Dr. Yarnall earned his Ph.D. in Religion (Buddhist Studies) at Columbia University in New York, where he has remained for the last twenty-five years, and where he currently is an Associate Research Scholar and Adjunct Assistant Professor in the Department of Religion. He specializes in Indo-Tibetan Buddhist Studies, teaching courses in Buddhist history, philosophy, ethics, and contemplative sciences. He is also the executive editor for the “Treasury of the Buddhist Sciences” series of translations of works from the Tibetan Tengyur (and associated literature), being co-published by the American Institute of Buddhist Studies (AIBS, founded in 1972 at the suggestion of H.H. the Dalai Lama and at the behest of the late Ven. Geshe Wangyal) and Wisdom Publications, in collaboration with the Columbia Center for Buddhist Studies and Tibet House US, and being distributed by Wisdom Publications.

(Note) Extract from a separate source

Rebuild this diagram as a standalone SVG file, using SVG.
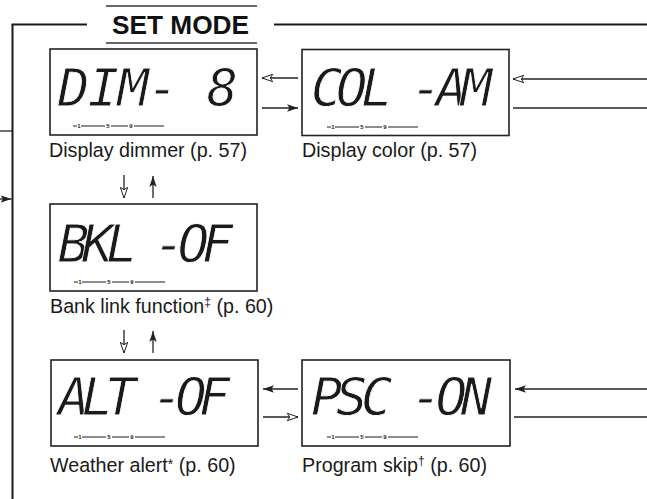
<svg xmlns="http://www.w3.org/2000/svg" width="647" height="499" viewBox="0 0 647 499">
<style>
.box{fill:#fff;stroke:#222;stroke-width:1.6}
.lcd{font-family:"DejaVu Sans Mono","Liberation Mono",monospace;font-style:oblique;font-size:52px;fill:#1a1a1a;stroke:#fff;stroke-width:0.8}
.lbl{font-family:"Liberation Sans",Arial,sans-serif;font-size:19.7px;fill:#1a1a1a}
.bar{stroke:#1a1a1a;stroke-width:1}
.num{font-family:"Liberation Sans",Arial,sans-serif;font-size:6px;font-weight:bold;fill:#1a1a1a;text-anchor:middle}
.ln{stroke:#222;stroke-width:1.3;fill:none}
.frame{stroke:#1a1a1a;stroke-width:2;fill:none}
.tl{stroke:#333;stroke-width:1.5}
.title{font-family:"Liberation Sans",Arial,sans-serif;font-size:26.5px;font-weight:bold;fill:#111}
</style>
<defs>
<marker id="af" viewBox="0 0 11 8" refX="11" refY="4" markerWidth="11" markerHeight="8" orient="auto" markerUnits="userSpaceOnUse">
<path d="M0,0.3 L11,4 L0,7.7 L2.5,4 z" fill="#222"/>
</marker>
<marker id="ao" viewBox="0 0 12 9" refX="11.3" refY="4.5" markerWidth="12" markerHeight="9" orient="auto" markerUnits="userSpaceOnUse">
<path d="M0.6,0.8 L11.3,4.5 L0.6,8.2 L3,4.5 z" fill="#fff" stroke="#222" stroke-width="1"/>
</marker>
<g id="scale">
<line class="bar" x1="0" y1="0" x2="4" y2="0"/>
<line class="bar" x1="8" y1="0" x2="32" y2="0"/>
<line class="bar" x1="38" y1="0" x2="55" y2="0"/>
<line class="bar" x1="61" y1="0" x2="91" y2="0"/>
<text class="num" x="6" y="2.2">1</text>
<text class="num" x="35" y="2.2">5</text>
<text class="num" x="58" y="2.2">9</text>
</g>
</defs>

<g id="frame">
<line class="frame" x1="12.5" y1="24.5" x2="12.5" y2="499"/>
<line class="frame" x1="11.5" y1="24.5" x2="87" y2="24.5"/>
<line class="frame" x1="274" y1="24.5" x2="647" y2="24.5"/>
<line class="tl" x1="106" y1="6" x2="257" y2="6"/>
<line class="tl" x1="106" y1="43" x2="257" y2="43"/>
<text class="title" x="112" y="34" textLength="137" lengthAdjust="spacingAndGlyphs">SET MODE</text>
</g>

<g id="dim">
<rect class="box" x="50" y="49" width="207" height="86"/>
<text class="lcd" x="58" y="106" textLength="180" lengthAdjust="spacing" xml:space="preserve">DIM- 8</text>
<use href="#scale" x="73" y="126"/>
<text class="lbl" x="49" y="157">Display dimmer (p. 57)</text>
</g>

<g id="col">
<rect class="box" x="302" y="49.5" width="207" height="86"/>
<text class="lcd" x="311" y="106" textLength="181" lengthAdjust="spacing" xml:space="preserve">COL -AM</text>
<use href="#scale" x="327" y="127"/>
<text class="lbl" x="302" y="157">Display color (p. 57)</text>
</g>

<g id="bkl">
<rect class="box" x="50" y="204" width="207" height="87"/>
<text class="lcd" x="58" y="262" textLength="175" lengthAdjust="spacing" xml:space="preserve">BKL -OF</text>
<use href="#scale" x="74" y="282"/>
<text class="lbl" x="50" y="313">Bank link function<tspan font-size="12" dy="-7">‡</tspan><tspan dy="7"> (p. 60)</tspan></text>
</g>

<g id="alt">
<rect class="box" x="51" y="360" width="207" height="86"/>
<text class="lcd" x="58" y="415" textLength="172" lengthAdjust="spacing" xml:space="preserve">ALT -OF</text>
<use href="#scale" x="74" y="437"/>
<text class="lbl" x="50" y="472">Weather alert<tspan font-size="14" dy="-3">*</tspan><tspan dy="3"> (p. 60)</tspan></text>
</g>

<g id="psc">
<rect class="box" x="302" y="360" width="208" height="86"/>
<text class="lcd" x="311" y="415" textLength="181" lengthAdjust="spacing" xml:space="preserve">PSC -ON</text>
<use href="#scale" x="327" y="437"/>
<text class="lbl" x="302" y="472">Program skip<tspan font-size="12" dy="-7">†</tspan><tspan dy="7"> (p. 60)</tspan></text>
</g>

<g id="connectors">
<line class="ln" x1="0" y1="131" x2="12" y2="131"/>
<line class="ln" x1="0" y1="199" x2="11.5" y2="199" marker-end="url(#af)"/>
<line class="ln" x1="298" y1="78" x2="262" y2="78" marker-end="url(#ao)"/>
<line class="ln" x1="262" y1="108" x2="298" y2="108" marker-end="url(#af)"/>
<line class="ln" x1="647" y1="79" x2="513" y2="79" marker-end="url(#ao)"/>
<line class="ln" x1="513" y1="108" x2="647" y2="108"/>
<line class="ln" x1="124" y1="175" x2="124" y2="198" marker-end="url(#ao)"/>
<line class="ln" x1="153" y1="198" x2="153" y2="176" marker-end="url(#af)"/>
<line class="ln" x1="124" y1="330" x2="124" y2="353" marker-end="url(#ao)"/>
<line class="ln" x1="153" y1="353" x2="153" y2="331" marker-end="url(#af)"/>
<line class="ln" x1="298" y1="389" x2="263" y2="389" marker-end="url(#af)"/>
<line class="ln" x1="263" y1="417" x2="298" y2="417" marker-end="url(#ao)"/>
<line class="ln" x1="647" y1="389" x2="515" y2="389" marker-end="url(#af)"/>
<line class="ln" x1="514" y1="417" x2="647" y2="417"/>
</g>
</svg>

Dr. Yarnall’s own scholarly work has focused on Mādhyamika philosophy, Buddhist ethics, and especially on Indian and Tibetan Tantric materials of the Unexcelled Yoga class, as interpreted by the Tibetan Gelug and Sakya traditions. His study and translation of the creation stage chapters of Tsong Khapa’s Great Treatise on the Stages of Mantra (sngags rim chen mo) was published by AIBS in June 2013.